Dogs are the biggest killer of kiwi. Even a beloved pet dog can find a kiwi irresistible to  play with. As well as marking and enforcing areas as no dog zones, there are also kiwi friendly courses for dogs who live near by. This involves scattering kiwi poo across a path and giving a small electric shock to the dogs who are too interested until they are conditioned to ignore the smell.

Cats are the second biggest threat. Ferrel cats are trapped and cat owners are asked to keep their pets indoors at night when the are naturally most likely to hunt.

3) Reduce invasive  mammal numbers
The first two kiwi I saw had both been killed by stoats. I’ve seen a stoat tackle a rabbit 5 times its size and a kiwi is a similar sized meal, but kiwi do not breed like rabbits.
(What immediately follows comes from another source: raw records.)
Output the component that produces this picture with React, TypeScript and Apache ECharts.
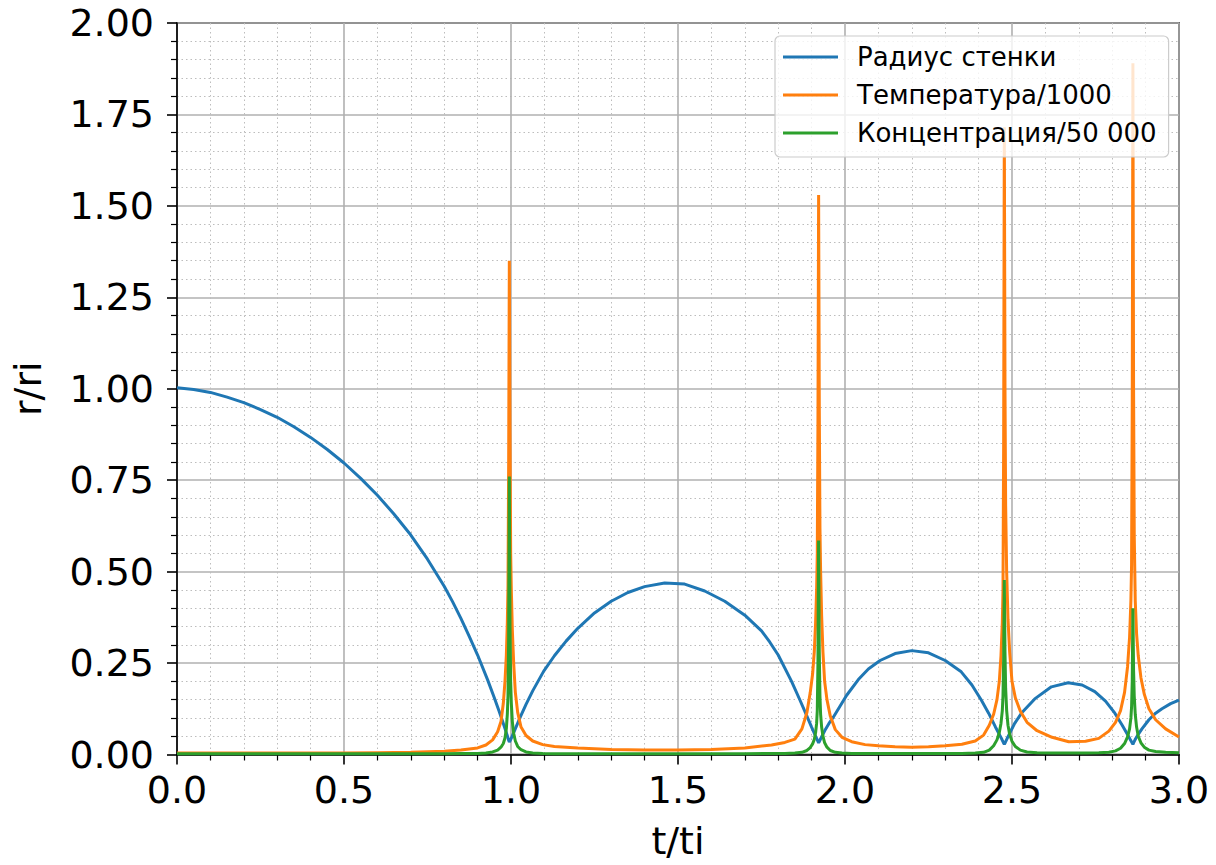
import React, { useEffect, useRef } from "react";
import * as echarts from "echarts";

// ---- Data ----
const seriesNames = ["Радиус стенки", "Температура/1000", "Концентрация/50 000"];
const seriesColors = ["#1f77b4", "#ff7f0e", "#2ca02c"];

// Wall radius r/ri
const tRadius = [
  0, 0.05, 0.1, 0.15, 0.2, 0.25, 0.3, 0.35, 0.4, 0.45, 0.5, 0.55, 0.6, 0.65, 0.7, 0.75, 0.8, 0.825, 0.85,
  0.875, 0.9, 0.93, 0.95, 0.965, 0.975, 0.983, 0.988, 0.991, 0.993, 0.995, 0.997, 0.999, 1.002, 1.008, 1.015,
  1.028, 1.045, 1.065, 1.098, 1.13, 1.165, 1.2, 1.25, 1.3, 1.35, 1.4, 1.46, 1.52, 1.58, 1.64, 1.7, 1.75,
  1.775, 1.8, 1.84, 1.865, 1.885, 1.9, 1.91, 1.915, 1.919, 1.921, 1.923, 1.926, 1.932, 1.94, 1.952, 1.965,
  1.985, 2.005, 2.04, 2.07, 2.105, 2.15, 2.2, 2.25, 2.3, 2.348, 2.38, 2.408, 2.43, 2.45, 2.462, 2.47, 2.474,
  2.477, 2.48, 2.485, 2.493, 2.508, 2.53, 2.568, 2.618, 2.668, 2.71, 2.748, 2.78, 2.808, 2.83, 2.845, 2.854,
  2.859, 2.862, 2.865, 2.87, 2.878, 2.889, 2.91, 2.93, 2.949, 2.975, 3.0,
];
const radius = [
  1.003, 0.998, 0.99, 0.977, 0.962, 0.943, 0.922, 0.896, 0.867, 0.834, 0.797, 0.755, 0.709, 0.657, 0.6,
  0.534, 0.46, 0.418, 0.372, 0.323, 0.272, 0.204, 0.155, 0.117, 0.09, 0.068, 0.054, 0.045, 0.039, 0.034,
  0.037, 0.041, 0.047, 0.06, 0.075, 0.103, 0.137, 0.174, 0.228, 0.27, 0.31, 0.345, 0.387, 0.419, 0.443,
  0.459, 0.469, 0.466, 0.447, 0.419, 0.381, 0.338, 0.307, 0.272, 0.2, 0.149, 0.107, 0.075, 0.054, 0.044,
  0.036, 0.032, 0.035, 0.041, 0.052, 0.066, 0.085, 0.102, 0.132, 0.162, 0.205, 0.234, 0.257, 0.276, 0.284,
  0.278, 0.257, 0.226, 0.19, 0.149, 0.113, 0.076, 0.055, 0.041, 0.033, 0.028, 0.033, 0.043, 0.058, 0.085,
  0.115, 0.152, 0.185, 0.196, 0.19, 0.172, 0.146, 0.113, 0.08, 0.056, 0.041, 0.033, 0.028, 0.034, 0.043,
  0.055, 0.07, 0.095, 0.113, 0.125, 0.139, 0.149,
];

// Temperature/1000 and concentration/50 000
const tSpikes = [
  0, 0.1, 0.2, 0.3, 0.4, 0.5, 0.6, 0.7, 0.8, 0.85, 0.9, 0.925, 0.945, 0.96, 0.97, 0.977, 0.982, 0.986, 0.989,
  0.991, 0.993, 0.995, 0.997, 0.999, 1.001, 1.004, 1.008, 1.013, 1.02, 1.03, 1.045, 1.065, 1.095, 1.13, 1.2,
  1.3, 1.4, 1.46, 1.5, 1.6, 1.7, 1.78, 1.82, 1.85, 1.871, 1.886, 1.896, 1.903, 1.908, 1.912, 1.915, 1.917,
  1.919, 1.921, 1.923, 1.925, 1.927, 1.93, 1.934, 1.939, 1.946, 1.956, 1.971, 1.991, 2.02, 2.06, 2.1, 2.15,
  2.2, 2.25, 2.3, 2.35, 2.39, 2.415, 2.432, 2.445, 2.455, 2.462, 2.467, 2.471, 2.473, 2.475, 2.477, 2.479,
  2.481, 2.484, 2.488, 2.493, 2.5, 2.51, 2.525, 2.545, 2.575, 2.62, 2.67, 2.72, 2.76, 2.79, 2.81, 2.825,
  2.837, 2.846, 2.852, 2.856, 2.858, 2.86, 2.862, 2.864, 2.866, 2.869, 2.873, 2.878, 2.886, 2.896, 2.91,
  2.93, 2.96, 3.0,
];
const temperature = [
  0.004, 0.004, 0.004, 0.004, 0.004, 0.004, 0.005, 0.006, 0.009, 0.012, 0.018, 0.026, 0.04, 0.062, 0.09,
  0.14, 0.2, 0.27, 0.36, 0.46, 0.8, 1.35, 0.88, 0.55, 0.45, 0.34, 0.25, 0.17, 0.115, 0.075, 0.052, 0.037,
  0.027, 0.022, 0.018, 0.014, 0.012, 0.012, 0.012, 0.014, 0.018, 0.026, 0.033, 0.042, 0.07, 0.115, 0.17,
  0.22, 0.28, 0.36, 0.45, 0.55, 0.9, 1.53, 0.95, 0.62, 0.5, 0.38, 0.28, 0.2, 0.15, 0.105, 0.068, 0.047,
  0.035, 0.027, 0.024, 0.021, 0.02, 0.021, 0.024, 0.028, 0.037, 0.053, 0.08, 0.11, 0.15, 0.2, 0.27, 0.36,
  0.45, 0.85, 1.715, 1.0, 0.68, 0.5, 0.37, 0.28, 0.2, 0.155, 0.118, 0.088, 0.065, 0.047, 0.035, 0.036,
  0.044, 0.064, 0.088, 0.12, 0.17, 0.24, 0.32, 0.42, 0.52, 0.95, 1.89, 1.0, 0.6, 0.42, 0.33, 0.27, 0.21,
  0.165, 0.125, 0.095, 0.07, 0.048,
];
const concentration = [
  0.002, 0.002, 0.002, 0.002, 0.002, 0.002, 0.002, 0.002, 0.002, 0.003, 0.003, 0.004, 0.007, 0.012, 0.02,
  0.03, 0.045, 0.07, 0.11, 0.16, 0.32, 0.76, 0.35, 0.2, 0.14, 0.09, 0.058, 0.037, 0.022, 0.013, 0.007,
  0.004, 0.003, 0.002, 0.002, 0.002, 0.002, 0.002, 0.002, 0.002, 0.002, 0.003, 0.003, 0.004, 0.006, 0.011,
  0.019, 0.029, 0.041, 0.06, 0.085, 0.12, 0.25, 0.585, 0.28, 0.16, 0.11, 0.075, 0.05, 0.032, 0.02, 0.011,
  0.006, 0.004, 0.003, 0.003, 0.003, 0.003, 0.003, 0.003, 0.003, 0.003, 0.004, 0.006, 0.012, 0.024, 0.04,
  0.06, 0.085, 0.12, 0.16, 0.26, 0.477, 0.28, 0.18, 0.12, 0.08, 0.055, 0.036, 0.022, 0.012, 0.007, 0.005,
  0.004, 0.004, 0.004, 0.005, 0.006, 0.01, 0.017, 0.03, 0.048, 0.07, 0.1, 0.13, 0.2, 0.4, 0.23, 0.16, 0.11,
  0.075, 0.05, 0.032, 0.02, 0.012, 0.008, 0.006, 0.005,
];

const FONT = "DejaVu Sans";

export default function App() {
  const ref = useRef<HTMLDivElement>(null);

  useEffect(() => {
    if (!ref.current) return;
    const chart = echarts.init(ref.current, null, { renderer: "svg" });

    const axisCommon = {
      axisLine: { show: true, lineStyle: { color: "#000", width: 1.6 } },
      axisTick: { show: true, length: 10, lineStyle: { color: "#000", width: 1.6 } },
      minorTick: { show: true, splitNumber: 5, length: 6, lineStyle: { color: "#000", width: 1.2 } },
      splitLine: { show: true, lineStyle: { color: "#b0b0b0", width: 1.6 } },
      minorSplitLine: { show: true, lineStyle: { color: "#bdbdbd", width: 1, type: [1.5, 3] } },
    };

    const lineSeries = (name: string, color: string, ts: number[], vs: number[]) => ({
      name,
      type: "line",
      data: ts.map((t, i) => [t, vs[i]]),
      showSymbol: false,
      symbol: "none",
      color,
      lineStyle: { color, width: 3 },
      clip: true,
    });

    chart.setOption({
      animation: false,
      textStyle: { fontFamily: FONT },
      grid: {
        left: 177,
        right: 37,
        top: 23,
        bottom: 110.5,
        show: true,
        borderColor: "#000",
        borderWidth: 1.6,
        containLabel: false,
        outerBoundsMode: "none",
      },
      legend: {
        orient: "vertical",
        left: 775,
        top: 36,
        backgroundColor: "rgba(255,255,255,0.8)",
        borderColor: "#cccccc",
        borderWidth: 1.2,
        borderRadius: 5,
        padding: [7, 12, 10, 8],
        itemWidth: 55,
        itemHeight: 3,
        itemGap: 10,
        icon: "rect",
        textStyle: { fontSize: 26, color: "#000", fontFamily: FONT, padding: [0, 0, 0, 14], lineHeight: 28 },
        data: seriesNames,
      },
      xAxis: {
        type: "value",
        min: 0,
        max: 3,
        interval: 0.5,
        name: "t/ti",
        nameLocation: "middle",
        nameGap: 69,
        nameTextStyle: { fontSize: 38, color: "#000", fontFamily: FONT, lineHeight: 34 },
        ...axisCommon,
        axisLabel: {
          fontSize: 38,
          color: "#000",
          fontFamily: FONT,
          margin: 16,
          formatter: (v: number) => v.toFixed(1),
        },
      },
      yAxis: {
        type: "value",
        min: 0,
        max: 2,
        interval: 0.25,
        name: "r/ri",
        nameLocation: "middle",
        nameRotate: 90,
        nameGap: 130,
        nameTextStyle: { fontSize: 38, color: "#000", fontFamily: FONT },
        ...axisCommon,
        axisLabel: {
          fontSize: 38,
          color: "#000",
          fontFamily: FONT,
          margin: 23,
          formatter: (v: number) => v.toFixed(2),
        },
      },
      series: [
        lineSeries(seriesNames[0], seriesColors[0], tRadius, radius),
        lineSeries(seriesNames[1], seriesColors[1], tSpikes, temperature),
        lineSeries(seriesNames[2], seriesColors[2], tSpikes, concentration),
      ],
    });

    return () => chart.dispose();
  }, []);

  return (
    <div
      ref={ref}
      style={{ position: "fixed", left: 0, top: 0, width: 1216, height: 865, background: "#fff" }}
    />
  );
}
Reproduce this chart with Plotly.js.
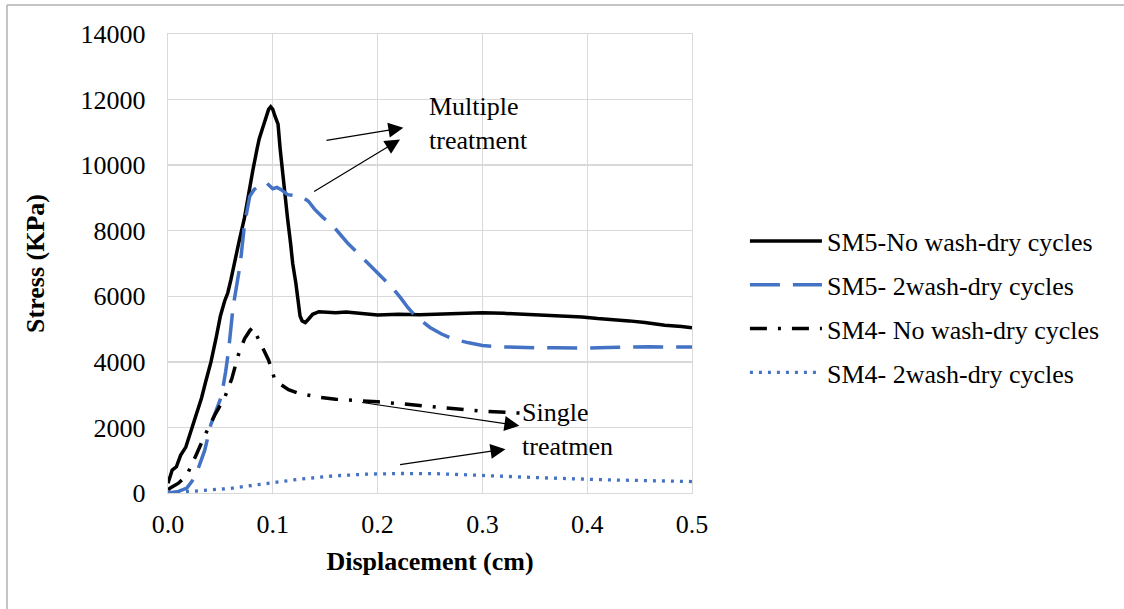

Prey animals which have adapted to a predator can counter act the dent on their population by having more offspring, a ‘doomed surpluss’. A female kiwi can lay around four eggs a year, even if they all hatch that isn’t a lot of spare kiwi to pump up an already diminished population.

As well as snaffling a few kiwi eggs, rats can also snack on seeds of native trees reducing the forests. Australian possums gobble up the leaves of a single tree and kill it.

Poisons and traps are effective in keeping the numbers down but it is a never ending job and a lot of tramping through thick forest.

Worth it though right?


New Zealand: Week 1 “Aliens everywhere”

I have been volunteering at Pupu Rangi nature reserve in New Zealand for a week. It’s amazing to learn about new ecosystems and New Zealand is crazy!


On my way from Auckland to the reserve up north the impact of introduced alien species really hit me. Indian Myna birds flutter everywhere. Australian Harriers soar over the fields, fields which should have been filled with ferns and massive kauri trees, with kiwi scampering about. The birds are nothing compared to the impact from the mammals. Stoats and ferrets find kiwi easy pickings while rats and possums devour seeds and young trees.
My main tasks this week has been to set up footprint traps to monitor rats and stoats at Trounson Kaori Park in partnership with the Department of Conservation (DOC). Octavian, who manages Papu rangi, has been testing me on the trees and I’m getting pretty good. I love the contrasting shapes of the leaves in the forest, and imagining a dinosaur munching on the tree ferns.

We got a call from a DOC ranger tracking two kiwi chicks and we went to help. Chicks are fitted with radio transmitters and checked up on. Unfortunately these two had both been killed and stashed by stoats.

Just like with the alien species, dead kiwis is the story of New Zealand. I heard a wildlife photographer say he felt his photographs of picture perfect native species gave a false sense of security about the state of the world. I want to try and capture what New Zealand is really like.

0 bluff

The next day  was a lot more positive. We took a break from stomping through thick forest to visit Bluff beach and then swam in Kai Iwi lake. That night we went out with a red light and watched a kiwi foraging at Trounson. We wound past towering kauri trees, the stars peeping through the canopy and glow worms matching them below.